Published on Interdisciplinary Psychology: (http://www2.evergreen.edu/positivepsychology)

Forgiveness activity

By John L
Created 03/03/2008 - 9:57am

As I live my life today there is no person in my life who I need to engage in the forgiveness activity. For this reason I will share how this process relates to forgiveness I have found for my father. I went through this process as a necessary part of my recovery from substance abuse.

1)     The hurt I felt from my father was wondering why he could not express love on a consistent basis. As a child I took this to be a sign of my unworthiness to be loved. I also felt anger at the way he treated my mother. I also felt fear of the unknown as I struggled for a feeling of security that never emerged. There were many times I was angry and lashed out because of his intoxication and ambivalence of the feelings of his family.

2)     Empathizing with the struggles of my father is easy for me. I am my father, with the only difference being I am blessed with sobriety and recovery. He had the disease of alcoholism which left him in a constant war between his desire to be a good person, father, husband and his inability to cope with lifes problems in a productive manner. I know the pain he felt at not living up to his own ideals and his inability to keep promises. To live a life of compromise and violation of his own values and morals. He was a very sad man who died at a young age with only his regrets and alcohol to keep him company. He did not know how to make it right although I know he very much would have if he could have.

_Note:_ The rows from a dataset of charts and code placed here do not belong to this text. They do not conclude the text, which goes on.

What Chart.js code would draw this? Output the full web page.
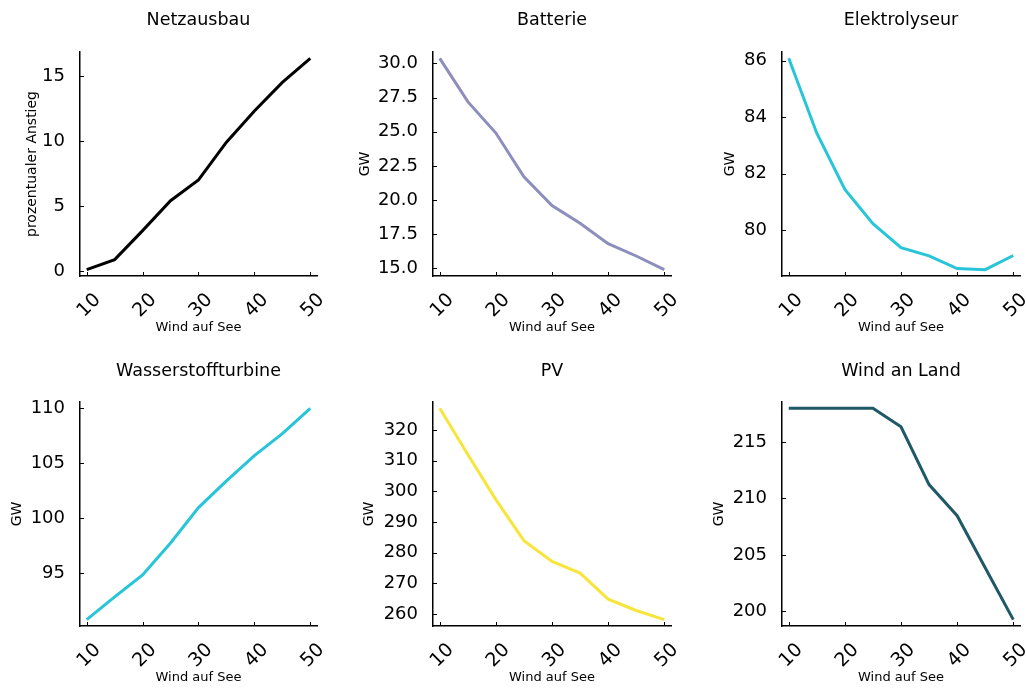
<!DOCTYPE html>
<html>
<head>
<meta charset="utf-8">
<script src="https://cdn.jsdelivr.net/npm/chart.js@4/dist/chart.umd.min.js"></script>
<style>
  html, body { margin: 0; padding: 0; background: #ffffff; }
  body { width: 1026px; height: 688px; position: relative; overflow: hidden; }
  canvas { position: absolute; }
</style>
</head>
<body>
<canvas id="c0"></canvas>
<canvas id="c1"></canvas>
<canvas id="c2"></canvas>
<canvas id="c3"></canvas>
<canvas id="c4"></canvas>
<canvas id="c5"></canvas>
<script>
// ---- data ----
const windAufSee = [10, 15, 20, 25, 30, 35, 40, 45, 50];
const xTickValues = [10, 20, 30, 40, 50];

const netzausbau = [0.1, 0.87, 3.1, 5.4, 7.0, 9.9, 12.3, 14.5, 16.35];
const batterie = [30.37, 27.2, 24.9, 21.7, 19.6, 18.3, 16.8, 15.9, 14.9];
const elektrolyseur = [86.08, 83.43, 81.44, 80.23, 79.38, 79.09, 78.64, 78.6, 79.1];
const wasserstoffturbine = [90.78, 92.85, 94.84, 97.75, 100.97, 103.4, 105.7, 107.7, 110.0];
const pv = [327.1, 312.0, 297.3, 283.9, 277.1, 273.3, 264.8, 261.1, 258.1];
const windAnLand = [217.98, 217.98, 217.98, 217.98, 216.34, 211.23, 208.47, 203.86, 199.26];

const netzTicks = [0, 5, 10, 15];
const batterieTicks = [15, 17.5, 20, 22.5, 25, 27.5, 30];
const elektroTicks = [80, 82, 84, 86];
const wasserTicks = [95, 100, 105, 110];
const pvTicks = [260, 270, 280, 290, 300, 310, 320];
const windLandTicks = [200, 205, 210, 215];

const titles = ['Netzausbau', 'Batterie', 'Elektrolyseur', 'Wasserstoffturbine', 'PV', 'Wind an Land'];
const yLabels = ['prozentualer Anstieg', 'GW', 'GW', 'GW', 'GW', 'GW'];
const xLabel = 'Wind auf See';

// ---- layout / style ----
const FONT = 'DejaVu Sans';
const colLeft = [0, 340, 680], colWidth = [340, 340, 346];
const plotLeft = [80, 93, 102], plotRight = [317, 331, 340];
const rowTop = [0, 340], rowHeight = [340, 348];
const plotTop = [52, 62], plotBottom = [276, 286];
const titleCenter = [20, 31.7], xLabelCenter = [328, 338];

const panels = [
  { data: netzausbau, ticks: netzTicks, color: '#000000', dec: 0, yLabelX: 32 },
  { data: batterie, ticks: batterieTicks, color: '#8e8ebd', dec: 1, yLabelX: 25 },
  { data: elektrolyseur, ticks: elektroTicks, color: '#27c5d7', dec: 0, yLabelX: 50 },
  { data: wasserstoffturbine, ticks: wasserTicks, color: '#27c5d7', dec: 0, yLabelX: 17.7 },
  { data: pv, ticks: pvTicks, color: '#f7e53b', dec: 0, yLabelX: 29 },
  { data: windAnLand, ticks: windLandTicks, color: '#1f5866', dec: 0, yLabelX: 39 }
];

const innerTicks = {
  id: 'innerTicks',
  afterDraw(chart) {
    const { ctx, chartArea, scales } = chart;
    const x = scales.x, y = scales.y;
    ctx.save();
    ctx.strokeStyle = '#000';
    ctx.lineWidth = 1;
    ctx.beginPath();
    x.ticks.forEach((t, i) => {
      const px = Math.round(x.getPixelForTick(i)) + 0.5;
      ctx.moveTo(px, chartArea.bottom);
      ctx.lineTo(px, chartArea.bottom - 4);
    });
    y.ticks.forEach((t, i) => {
      const py = Math.round(y.getPixelForTick(i)) + 0.5;
      ctx.moveTo(chartArea.left, py);
      ctx.lineTo(chartArea.left + 4, py);
    });
    ctx.stroke();
    ctx.restore();
  }
};

panels.forEach((p, idx) => {
  const col = idx % 3, row = Math.floor(idx / 3);
  const cv = document.getElementById('c' + idx);
  cv.width = colWidth[col];
  cv.height = rowHeight[row];
  cv.style.left = colLeft[col] + 'px';
  cv.style.top = rowTop[row] + 'px';
  cv.style.width = colWidth[col] + 'px';
  cv.style.height = rowHeight[row] + 'px';

  const lo = Math.min(...p.data), hi = Math.max(...p.data);
  const pad = (hi - lo) * 0.03;
  const xMin = windAufSee[0], xMax = windAufSee[windAufSee.length - 1];
  const xPad = (xMax - xMin) * 0.03;

  const titleLH = 17.5 * 1.2;
  const yTitleLH = 14 * 1.2;
  const xTitleLH = 13 * 1.2;

  new Chart(cv, {
    type: 'line',
    data: {
      datasets: [{
        data: windAufSee.map((xv, i) => ({ x: xv, y: p.data[i] })),
        borderColor: p.color,
        borderWidth: 3,
        pointRadius: 0,
        tension: 0,
        fill: false
      }]
    },
    options: {
      responsive: false,
      animation: false,
      devicePixelRatio: 1,
      layout: { padding: { left: 0, right: colWidth[col] - plotRight[col], top: 0, bottom: 0 } },
      plugins: {
        legend: { display: false },
        tooltip: { enabled: false },
        title: {
          display: true,
          text: titles[idx],
          fullSize: false,
          color: '#000',
          font: { family: FONT, size: 17.5, weight: 'normal', lineHeight: 1.2 },
          padding: { top: titleCenter[row] - titleLH / 2, bottom: plotTop[row] - titleCenter[row] - titleLH / 2 }
        }
      },
      scales: {
        x: {
          type: 'linear',
          min: xMin - xPad,
          max: xMax + xPad,
          afterBuildTicks: (s) => { s.ticks = xTickValues.map(v => ({ value: v })); },
          afterFit: (s) => {
            s.height = rowHeight[row] - plotBottom[row];
            s.paddingLeft = 0; s.paddingRight = 0;
          },
          grid: { display: true, drawOnChartArea: false, drawTicks: false },
          border: { display: true, color: '#000', width: 1.5 },
          ticks: {
            color: '#000',
            font: { family: FONT, size: 19 },
            minRotation: 45, maxRotation: 45,
            padding: 13,
            labelOffset: 11,
            autoSkip: false,
            callback: (v) => String(v)
          },
          title: {
            display: true,
            text: xLabel,
            color: '#000',
            font: { family: FONT, size: 13, lineHeight: 1.2 },
            padding: { top: 0, bottom: (rowHeight[row] - xLabelCenter[row]) - xTitleLH / 2 }
          }
        },
        y: {
          type: 'linear',
          min: lo - pad,
          max: hi + pad,
          afterBuildTicks: (s) => { s.ticks = p.ticks.map(v => ({ value: v })); },
          afterFit: (s) => {
            s.width = plotLeft[col];
            s.paddingTop = 0; s.paddingBottom = 0;
          },
          grid: { display: true, drawOnChartArea: false, drawTicks: false },
          border: { display: true, color: '#000', width: 1.5 },
          ticks: {
            color: '#000',
            font: { family: FONT, size: 18 },
            padding: 15,
            autoSkip: false,
            callback: (v) => Number(v).toFixed(p.dec)
          },
          title: {
            display: true,
            text: yLabels[idx],
            color: '#000',
            font: { family: FONT, size: 14, lineHeight: 1.2 },
            padding: { top: p.yLabelX - yTitleLH / 2, bottom: 0 }
          }
        }
      }
    },
    plugins: [innerTicks]
  });
});
</script>
</body>
</html>
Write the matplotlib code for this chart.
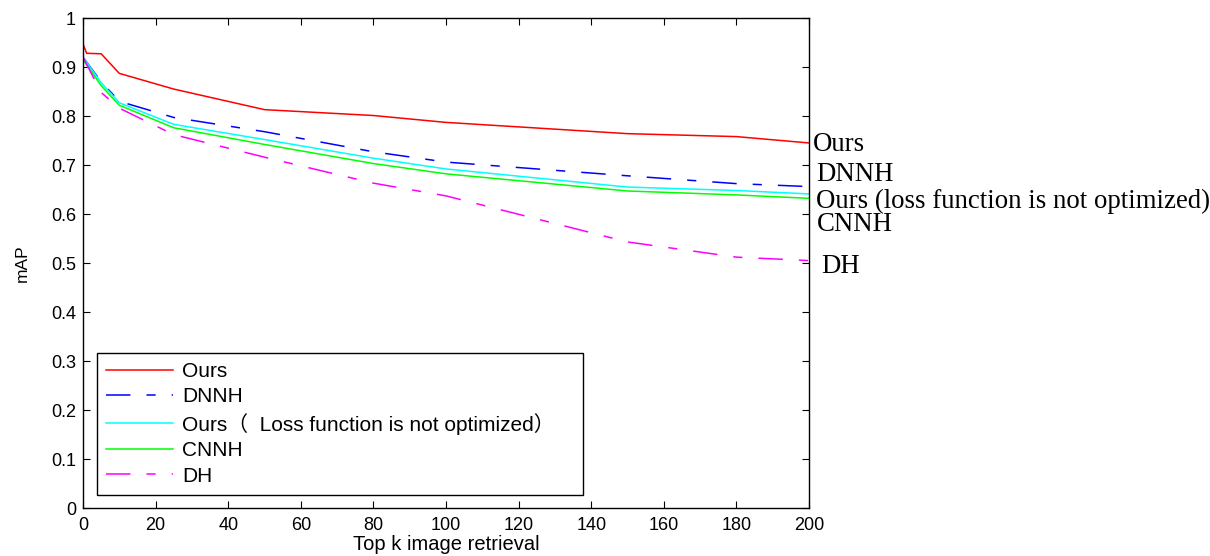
import matplotlib
matplotlib.use("Agg")
import matplotlib.pyplot as plt
from matplotlib.ticker import FormatStrFormatter

# top-k values and mAP per method
k_ours = [0, 1, 5, 10, 25, 50, 80, 100, 150, 180, 200]
map_ours = [0.947, 0.928, 0.927, 0.887, 0.855, 0.813, 0.801, 0.787, 0.764, 0.758, 0.745]

k_other = [0, 5, 10, 25, 50, 80, 100, 150, 180, 200]
map_dnnh = [0.920, 0.870, 0.830, 0.797, 0.768, 0.727, 0.706, 0.678, 0.662, 0.656]
map_ours_nopt = [0.920, 0.868, 0.827, 0.783, 0.752, 0.714, 0.692, 0.655, 0.648, 0.641]
map_cnnh = [0.915, 0.862, 0.822, 0.776, 0.742, 0.703, 0.682, 0.647, 0.639, 0.632]
map_dh = [0.920, 0.848, 0.816, 0.762, 0.716, 0.663, 0.637, 0.543, 0.512, 0.505]

legend_labels = ["Ours", "DNNH", "Ours\uff08  Loss function is not optimized\uff09", "CNNH", "DH"]
side_labels = ["Ours", "DNNH", "Ours (loss function is not optimized)", "CNNH", "DH"]
side_y = [0.741, 0.680, 0.625, 0.578, 0.492]
side_x = [201.0, 202.1, 201.8, 202.1, 203.5]

plt.rcParams["font.family"] = ["Liberation Sans", "Noto Sans CJK SC"]

fig = plt.figure(figsize=(12.1, 5.56), dpi=100)
ax = fig.add_axes([0.0686, 0.0863, 0.6, 0.8813])

dashdot = (0, (16, 10.5, 6, 10.5))
lw = 1.1
ax.plot(k_ours, map_ours, color="#ff0000", lw=lw, label=legend_labels[0])
ax.plot(k_other, map_dnnh, color="#0000ff", lw=lw, linestyle=dashdot, label=legend_labels[1])
ax.plot(k_other, map_ours_nopt, color="#00ffff", lw=lw, label=legend_labels[2])
ax.plot(k_other, map_cnnh, color="#00ff00", lw=lw, label=legend_labels[3])
ax.plot(k_other, map_dh, color="#ff00ff", lw=lw, linestyle=dashdot, label=legend_labels[4])

ax.set_xlim(0, 200)
ax.set_ylim(0, 1)
ax.set_xticks(range(0, 201, 20))
ax.set_yticks([i / 10 for i in range(11)])
ax.yaxis.set_major_formatter(FormatStrFormatter("%g"))
ax.tick_params(direction="in", top=True, right=True, length=5, labelsize=13)
ax.tick_params(axis="x", pad=6.5)
ax.tick_params(axis="y", pad=5)
for s in ax.spines.values():
    s.set_linewidth(1.0)

ax.set_xlabel("Top k image retrieval", fontsize=14.5, labelpad=1)
ax.set_ylabel("mAP", fontsize=12.5, labelpad=15)

leg = ax.legend(loc="lower left", bbox_to_anchor=(0.0193, 0.0265, 0.669, 0.2),
                mode="expand", fancybox=False, edgecolor="black", fontsize=15,
                handlelength=3.2, handletextpad=0.45, borderpad=0.45,
                labelspacing=0.31, borderaxespad=0, framealpha=1)
leg.get_frame().set_linewidth(1.0)

for x, y, t in zip(side_x, side_y, side_labels):
    ax.text(x, y, t, fontsize=19.3, family="Liberation Serif", va="center",
            ha="left", clip_on=False)

fig.savefig("out.png", dpi=100)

3)     Altruism: As I said, I am my father. My daughter grew up with an alcoholic father, knowing exactly the same hurt I knew. When I was about four months sober I wrote her a letter and she invited me to her 16th birthday party. I can remember the release I felt from my bondage of shame and guilt. I truly understood that my father was doing the best he could at the time, with the tools he had to work with.

4)     My commitment to forgive my father involved visiting his gravesite. I drove to Portland on Fathers Day in 1998. As I sat in front of his grave and expressed my understanding of his pain, I was released from my bondage. All those feelings of unworthiness that I had carried since childhood disappeared. I was also able to forgive myself for the rebellious acts I had committed towards my father.

5)     My remembrance of this forgiveness is continuous. “I forgive much, as I have been forgiven much”. Any time I need a reminder of this forgiveness I just look at the pictures of my daughter and my 3 beautiful grandchildren. If it were not for forgiveness I would not have them in my life. It does make me sad when I think of all the love my dad missed out on because he died in his disease and never knew the joy and freedom of being forgiven and forgiving himself. One other thing I would like to mention, as we are so inclined to focus on the negative. Life with my father had its joyful moments. He was a passionate fisherman and enjoyed the outdoors. Some of my fondest memories are of the times we spent fishing and camping. I often think of him in a very positive light when I am out on the water, enjoying our shared passion for fishing.